As part of my education to become a Registered Dietitian, my Coordinated Program incorporates supervised practice out in the community, in hospitals, and in food service settings. My current rotation is in community nutrition, which means my classmate (hey, Bri!) and I drive all over the state, setting up education tables and giving nutrition lessons. The picture above is from a table we womanned at a Farmers’ Market.
Because our community nutrition program is funded by SNAP-Ed (SNAP = Supplemental Nutrition Assistance Program, formally known as Food Stamps), we work in many low-income and disadvantaged communities in the state. Many of these communities don’t have the resources or knowledge to buy and prepare healthy foods – and that’s where some organizations in the community come in!
Our first placement was at Freshplace, an innovative food pantry that, instead of handing out bags of food to participants, has them choose their own foods from a warehouse set up like a grocery store. People are able to choose the foods they like (from what is available), and so will be more likely to eat it.
Our education table:
Something I learned from Freshplace’s food source, Foodshare, is that food pantries find donations of money MUCH more useful to them than food donations, because they can buy more nutritious food in greater quantity than the food that’s donated. So, the food drives around the holidays are great, but money donations are more useful. Besides, if you didn’t want that can of sauerkraut, I don’t think the food pantry patrons will either ;)

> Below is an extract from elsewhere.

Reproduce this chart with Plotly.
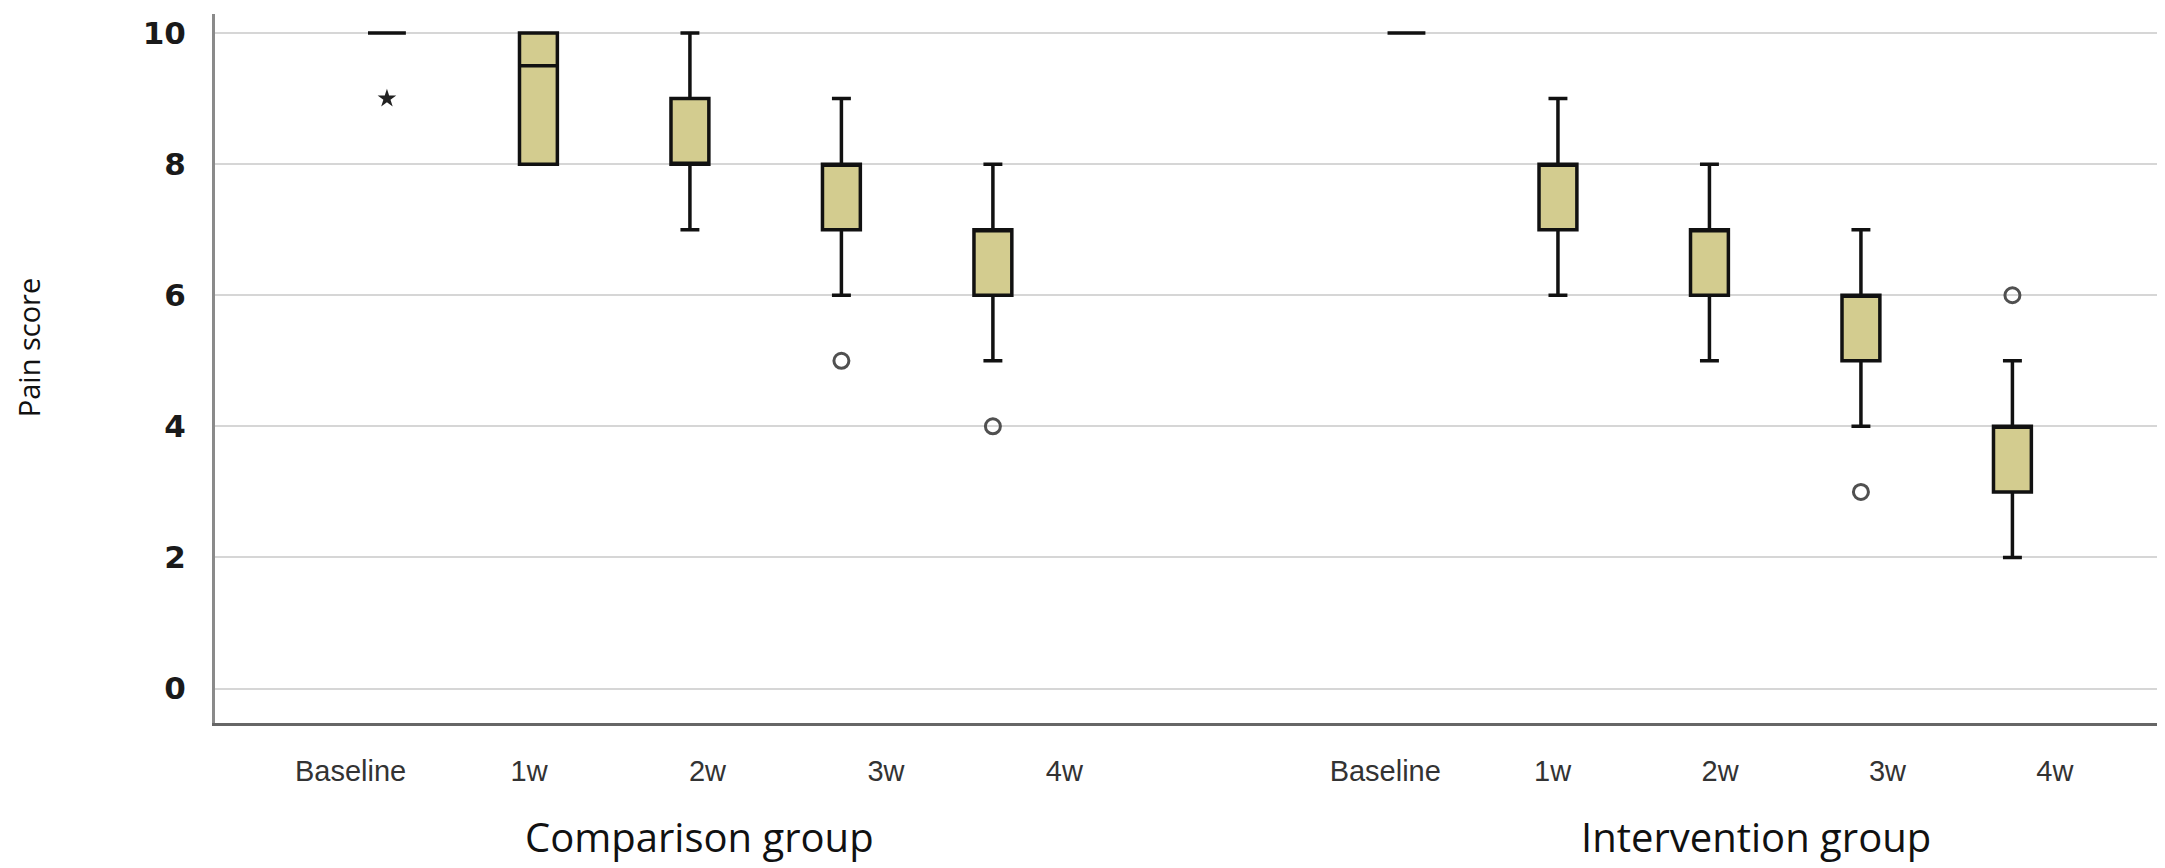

A few more pictures from community nutrition:
If you drank two 12-oz regular sodas every day for a month, this oversize “can” is how much soda you would drink. The sack next to the can is the FIVE POUNDS of sugar you would have consumed during that time.
A display showing how much sugar is in different foods (people get a kick out of this one). The two test tubes on the right show how much sugar is in a 12-oz fruit punch. Those test tubes are heavy.
Teaching elementary school kids about healthy eating and physical activity:
How about a little MyPyramid action?
Many of the people we encountered have to do without as many fresh foods as we’re accustomed to, instead relying on canned and packaged foods (which can be notoriously high in calories and low in nutrients). They may not know what to do with them. For instance, they might pick up a can of salmon at the food pantry and wonder: “What now?”
While canned salmon is not as visually or texturally satisfying as fresh salmon, it does offer a much needed hit of nutrients to low-income families, including healthy fats, calcium, and protein. I decided to try making the easiest, cheapest, and tastiest recipe I could, and I hope I can share this recipe with other families I meet in community nutrition. I’ve included the prices so that I can see how much this recipe costs (assuming items like mayo and yogurt are bought in large quantities).
Salmon Burgers on a Budget
1 14.5 oz. canned salmon (tuna and other canned meat would work as well, and probably lower the cost) – $4 (on sale)
1 egg – $0.25
1/4 cup bread crumbs – $0.13
4 whole grain hamburger buns or 8 slices whole grain bread – $1.50
1 tsp mayo – $0.02
1/4 cup nonfat yogurt – $0.11
1 clove garlic – $0.06
Pinch salt – $0.01
My sis Courtney grew this garlic herself. Nice.
I started by mashing the garlic in our molcajete with the salt, then added the mayo and yogurt and mixed. Let sit in the fridge while making the burgers to allow the flavors to meld.
For the burgers: mix salmon, egg, and breadcrumbs and form into four patties. Cook in nonstick skillet over medium-high heat for about 5 minutes per side, or until egg is cooked and outside is crispy. Add sauce and enjoy.
Total cost = $6.08, cost per serving = $1.52. The cost of this recipe is a little higher than most of the recipes that we give out in the community, but the burgers provide whole grains, healthy fats, calcium, and many vitamins and micronutrients in the accompanying salad (56 cents per serving).
Q: What’s your favorite “budget” meal? Do you have a local food pantry?